Larry Ochs & Aram Shelton Quartet — Continental Drift (Clean Feed, 2020)
Aram Shelton was a fixture on the Bay Area scene before moving overseas, first to Copenhagen and more recently to Budapest. He teams up with ROVA stalwart Larry Ochs on Continental Drift, a free-jazz session where we get to listen in on distant friends enjoying one another’s company. The album has a bright, flowing energy, aided by drummer Kjell Nordeson, another familiar face on the local scene, and two bassists — Mark Dresser or Scott Walton — who rounded out the quartet during the two separate recording sessions, five years apart, that make up the album.
Ochs and Shelton alternate composing duties track-by-track, emphasizing their contrasting styles — Ochs tending toward rougher textures and abstract territory, Shelton often starting closer to traditional jazz forms but bending them to his taste. Ochs’ “Slat” delves into more abstract territory and a freer improvisation — some terrific sparring here between the two horns — whereas Shelton’s “Switch” shows off his trademark blend of modern composing and aggressively swingy rhythm.

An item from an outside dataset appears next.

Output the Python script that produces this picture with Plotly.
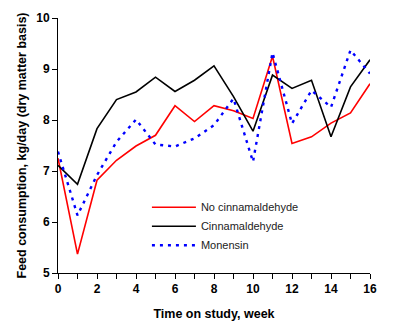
import plotly.graph_objects as go

weeks = list(range(17))
no_cinnamaldehyde = [7.25, 5.37, 6.82, 7.21, 7.49, 7.70, 8.28, 7.97, 8.28, 8.18, 8.03, 9.25, 7.54, 7.67, 7.94, 8.14, 8.71]
cinnamaldehyde = [7.11, 6.74, 7.83, 8.40, 8.55, 8.84, 8.56, 8.78, 9.06, 8.46, 7.78, 8.88, 8.62, 8.78, 7.67, 8.65, 9.18]
monensin = [7.38, 6.13, 6.92, 7.57, 8.01, 7.52, 7.48, 7.64, 7.90, 8.42, 7.18, 9.32, 7.93, 8.58, 8.25, 9.37, 8.91]

fig = go.Figure()
fig.add_trace(go.Scatter(x=weeks, y=no_cinnamaldehyde, mode="lines", name="No cinnamaldehyde",
                         line=dict(color="#FF0000", width=1.6)))
fig.add_trace(go.Scatter(x=weeks, y=cinnamaldehyde, mode="lines", name="Cinnamaldehyde",
                         line=dict(color="#000000", width=1.6)))
fig.add_trace(go.Scatter(x=weeks, y=monensin, mode="lines", name="Monensin",
                         line=dict(color="#0000FF", width=2.4, dash="3px,5px")))

bold = dict(family="Liberation Sans, Arial, sans-serif", size=12, color="#000000", weight="bold")
bold_title = dict(family="Liberation Sans, Arial, sans-serif", size=12.5, color="#000000", weight="bold")

fig.update_layout(
    width=400, height=326,
    margin=dict(l=58, r=30, t=18, b=53),
    paper_bgcolor="white", plot_bgcolor="white",
    showlegend=True,
    legend=dict(x=0.285, y=0.315, xanchor="left", yanchor="top",
                bgcolor="rgba(0,0,0,0)", tracegroupgap=0, itemwidth=44,
                font=dict(family="Liberation Sans, Arial, sans-serif", size=11, color="#222222")),
    xaxis=dict(range=[0, 16], dtick=2, tick0=0, showgrid=False, zeroline=False,
               showline=True, linecolor="black", linewidth=1, automargin=False,
               ticks="outside", ticklen=5, tickcolor="black",
               minor=dict(dtick=1, ticks="outside", ticklen=5, tickcolor="black"),
               tickfont=bold,
               title=dict(text="Time on study, week", font=bold_title, standoff=13)),
    yaxis=dict(range=[5, 10], dtick=1, showgrid=False, zeroline=False,
               showline=True, linecolor="black", linewidth=1, automargin=False,
               ticks="outside", ticklen=5, tickcolor="black",
               tickfont=bold,
               title=dict(text="Feed consumption, kg/day (dry matter basis)", font=bold_title, standoff=6)),
)

fig.write_html("out.html")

Shelton puts a sweet composure into “Anita.” But even that track goes off the melodic rails after a while; it’s far from sappy. Ochs shows off his snappy sense of rhythm on the outright catchy “Strand,” which starts innocuously but builds into a furious group jam that eventually stops on a dime, a nice dramatic moment.
Shelton and Ochs mix well and it’s often hard to tell who has played or even composed which pieces. (For me, anyway. My ear for different musical styles is still a work in progress.) They combine for a tremendous, hard-digging double solo during “The Others Dream,” Ochs’ 19-minute closer. That one feels epic, opening with somber drumming and Ochs’ ecstatic sopranino solo, then later getting into a hard-driven segment that also feels wide open, a broad landscape unrolling.
Maybe it’s just because I’ve met most of these players in person, but the whole set just feels friendly, with an optimistic outlook. Composition-led free jazz is alive and well, and it’s a soothing balm against stressful times. Shelton and Ochs execute well on Continental Drift, but more importantly, it feels like everyone is having fun. That kind of thing comes across on a record.